Orico Unveils Plans for Thunderbolt-Enabled Enclosures

Although launched with much pomp and fervor, with patronage by no less than Apple, the propagation of Intel’s Thunderbolt interconnect is rather limited. Notwithstanding the fact that very few portable devices need 10 Gbps of bandwidth, the ecosystem of the more compatible USB 3.0 interface is growing. Yet some like China’s Orico see a potential in the interface, and being one of the first with devices that use it. The company readying a spanking new lineup of desktop 3.5-inch SATA hard drive enclosures that support Thunderbolt, and more.



For now, shown to those of us interested only as CGI renders, Orico's Thunderbolt disk boxes will be available in four variants: single drive, two drives, four drives, and five drives.

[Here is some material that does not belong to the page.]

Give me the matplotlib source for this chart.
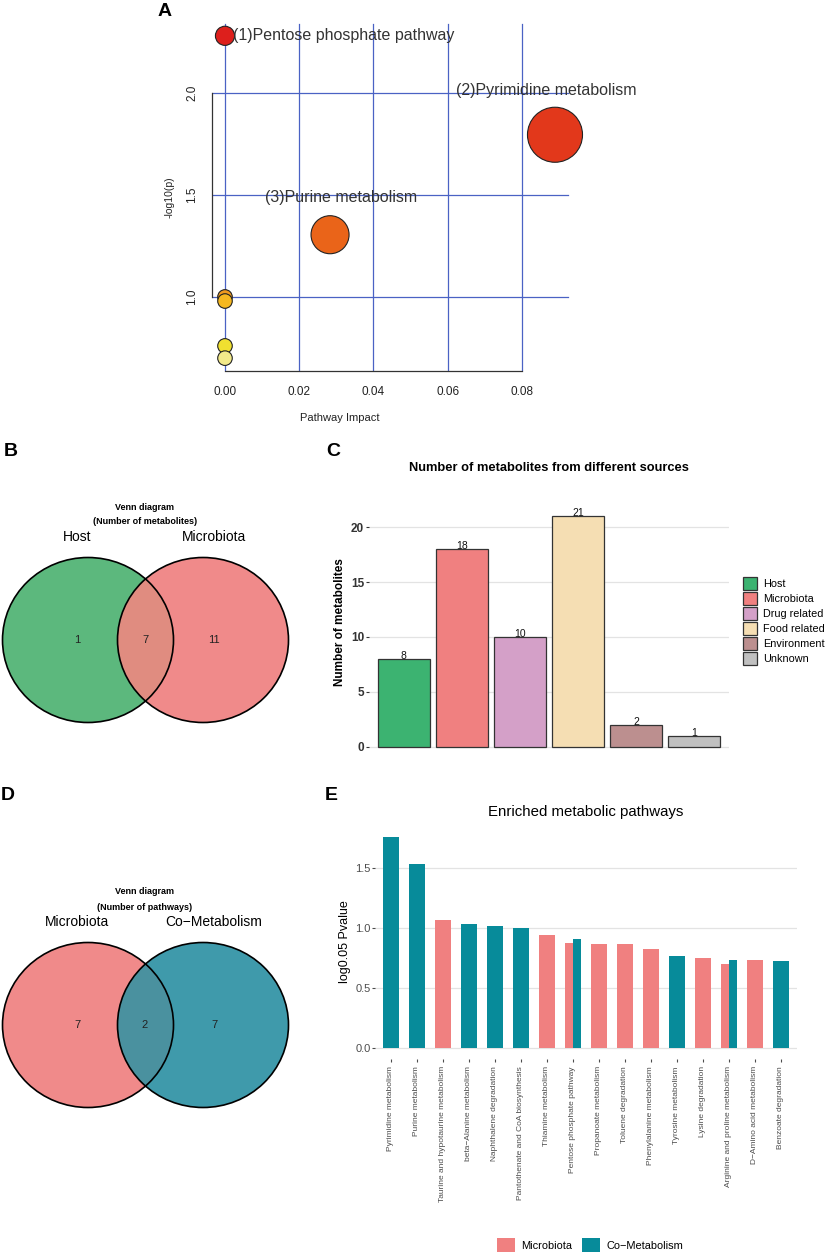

Among these, the single drive variant only has one Thunderbolt port, so either it can be a lone device connected to your machine, or at the end of your Thunderbolt daisy-chain. The other variants feature two Thunderbolt connectors, so they can be arranged as internodes in your Thunderbolt daisy-chain. This is where the zesty 10 Gbps bandwidth comes to play. Need a bookshelf full of hard drives? No problem - arrange a few of these enclosures in a chain, and end up with zero bottlenecks when accessing any of your hard drives, or even when accessing multiple drives at once.



You can hot-plug each individual drives without disturbing other drives in operation. Each drive bay has its own pop-out cradle that pulls a hot drive out the right way. The enclosures use external power bricks (similar to notebook power bricks), and have a hard power switch on the back. On the front, each disk has its own soft-blue power-activity LED. When a disk is present and powered, its LED stays on. When there's activity, the LED blinks - just like single-LED Ethernet power/act status. The enclosures' bogies are made of sheets of aluminum that give them a classy feel.



Orico did not give out a time-frame on when its new enclosures will be ready for market. In all likelihood, the company will start off with east Asian markets and their growing Mac userbases, and proceed westwards.